All this points to leaving the Hydra Doc on the bench until later in the game. You’ll often have more wounded opponents, and vulnerable beacons, later on in the match. I now use the Hydra Doc to secure advantage. If we’re up three beacons to two with a decent lead, then he makes an excellent relief pitcher. Even if I can’t find wounded enemies or vulnerable beacons, being able to harass and distract can keep the enemy’s focus on me rather than on recapturing the advantage.
This is what I’ve discerned thus far. I love the Hydra Doc, though I’m undecided right now whether I like it more than the Tulumbas Doc, which does offer direct force projection and midrange support.

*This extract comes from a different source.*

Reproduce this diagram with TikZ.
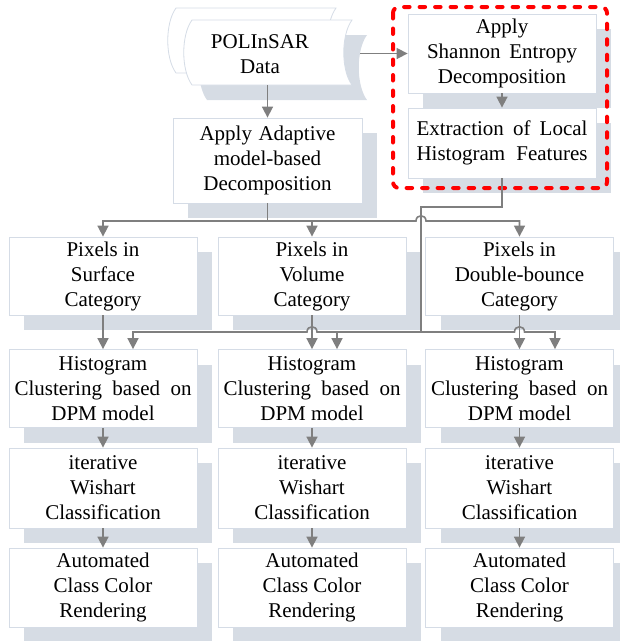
\documentclass[tikz,border=0pt]{standalone}
\usepackage{fontspec}
\setmainfont{Liberation Serif}
\newfontfamily\tmsfont{Liberation Serif}
\usetikzlibrary{arrows.meta,shadows}
\definecolor{shgrey}{HTML}{D6DCE4}
\definecolor{bordc}{HTML}{D5DCE6}
\definecolor{arrc}{HTML}{7F7F7F}
\begin{document}
\begin{tikzpicture}[x=1pt,y=-1pt,
  box/.style={draw=bordc,line width=0.8pt,fill=white,align=center,inner sep=0pt,
    minimum width=188pt,font=\tmsfont\fontsize{21}{25}\selectfont,
    drop shadow={shadow xshift=15pt,shadow yshift=-15pt,fill=shgrey,draw=none,opacity=1}},
  conn/.style={draw=arrc,line width=1.6pt},
  arr/.style={conn,-{Triangle[length=11pt,width=11pt]}},
  txt/.style={align=center,inner sep=0pt,font=\tmsfont\fontsize{21}{25}\selectfont}]
\useasboundingbox (0,0) rectangle (620,641);
% POLInSAR data shape
\filldraw[fill=white,draw=bordc,line width=0.8pt] (176,8) -- (336,8) .. controls (325,23) and (325,58) .. (336,73) -- (176,73) .. controls (165,58) and (165,23) .. (176,8) -- cycle;
\fill[shgrey] (207,35) -- (367,35) .. controls (356,50) and (356,85) .. (367,100) -- (207,100) .. controls (196,85) and (196,50) .. (207,35) -- cycle;
\filldraw[fill=white,draw=bordc,line width=0.8pt] (192,20) -- (352,20) .. controls (341,35) and (341,70) .. (352,85) -- (192,85) .. controls (181,70) and (181,35) .. (192,20) -- cycle;
\node[txt] (poli) at (260,54.5) {POLInSAR\\Data};
\coordinate (poliR) at (360,53.5);
\coordinate (poliB) at (267.5,85);
% top boxes
\node[box,minimum height=79pt] (shannon) at (502,53.5) {Apply\\\makebox[150pt][s]{Shannon Entropy}\\Decomposition};
\node[box,minimum height=70pt] (extract) at (502,143) {\makebox[171pt][s]{Extraction of Local}\\\makebox[171pt][s]{Histogram Features}};
\node[box,minimum width=189pt,minimum height=85pt] (adapt) at (267.5,160.5) {\makebox[136pt][s]{Apply Adaptive}\\model-based\\Decomposition};
% rows
\foreach \n/\x in {1/103,2/312,3/519.5}{
  \node[box,minimum height=78pt] (h\n) at (\x,388.5) {Histogram\\\makebox[177pt][s]{Clustering based on}\\DPM model};
  \node[box,minimum height=80pt] (w\n) at (\x,488) {iterative\\Wishart\\Classification};
  \node[box,minimum height=79pt] (a\n) at (\x,587.5) {Automated\\Class Color\\Rendering};
}
\node[box,minimum height=78pt] (p1) at (103,276) {Pixels in\\Surface\\Category};
\node[box,minimum height=78pt] (p2) at (312,276) {Pixels in\\Volume\\Category};
\node[box,minimum height=78pt] (p3) at (519.5,276) {Pixels in\\Double-bounce\\Category};
% red dashed frame
\draw[red,line width=4pt,line cap=round,dash pattern=on 5.5pt off 10pt,rounded corners=6pt] (393,7) rectangle (607,188);
% connectors top
\draw[arr] (poliR) -- (shannon.west);
\draw[arr] (poliB) -- (adapt.north);
\draw[arr] (shannon.south) -- (extract.north);
% adaptive distribution
\coordinate (k) at (267.5,221);
\draw[conn] (adapt.south) -- (k);
\draw[arr] (k) -- (p1.north |- k) -- (p1.north);
\draw[arr] (k) -- (p2.north |- k) -- (p2.north);
\draw[arr] (p2.north |- k) -- (416,221) .. controls (416,214) and (426,214) .. (426,221) -- (p3.north |- k) -- (p3.north);
% extraction distribution
\coordinate (j1) at (421,207);
\coordinate (j2) at (421,332);
\coordinate (t1) at ([xshift=30pt]h1.north);
\coordinate (t2) at ([xshift=25pt]h2.north);
\coordinate (t3) at ([xshift=35.5pt]h3.north);
\draw[conn] (extract.south) |- (j1) -- (j2);
\draw[arr] (j2) -- (t2 |- j2) -- (t2);
\draw[arr] (t2 |- j2) -- (317,332) .. controls (317,325) and (307,325) .. (307,332) -- (t1 |- j2) -- (t1);
\draw[arr] (j2) -- (514.5,332) .. controls (514.5,325) and (524.5,325) .. (524.5,332) -- (t3 |- j2) -- (t3);
% column stems
\foreach \n in {1,2,3}{
  \draw[arr] (p\n.south) -- (h\n.north);
  \draw[arr] (h\n.south) -- (w\n.north);
  \draw[arr] (w\n.south) -- (a\n.north);
}
\end{tikzpicture}
\end{document}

Alas, unless I lose another six pounds, I’m going to have to go with one or the other.
We’ll know soon enough.
Today’s shout out goes to the hilariously-named ActionMFjaxon, of The Wild Rovers clan [WSKY]. We spawned on the dam bridge in Springfield, and with an Aphid Destrier to my left to pick up the dam beacon, I turned right and headed for the city beacon.
That’s when I ran smack into this guy, with not one, but two Anciles on his Natasha. The build, the name, the clan tag, I couldn’t stop laughing- there was no way I wasn’t gonna follow this guy to the gates of hell.
Which is about as far as we got. He made a beeline for center beacon, and like the small dog in a Kibbles & Bits commercial I dutifully tagged along. We waded in, but so did the enemy. When I left the protective shell to pounce on an enemy we’d flushed out, I left myself open to a counterattack and soon fell. I watched the beacon for a little while, and when it went Red, I knew my friend had fallen.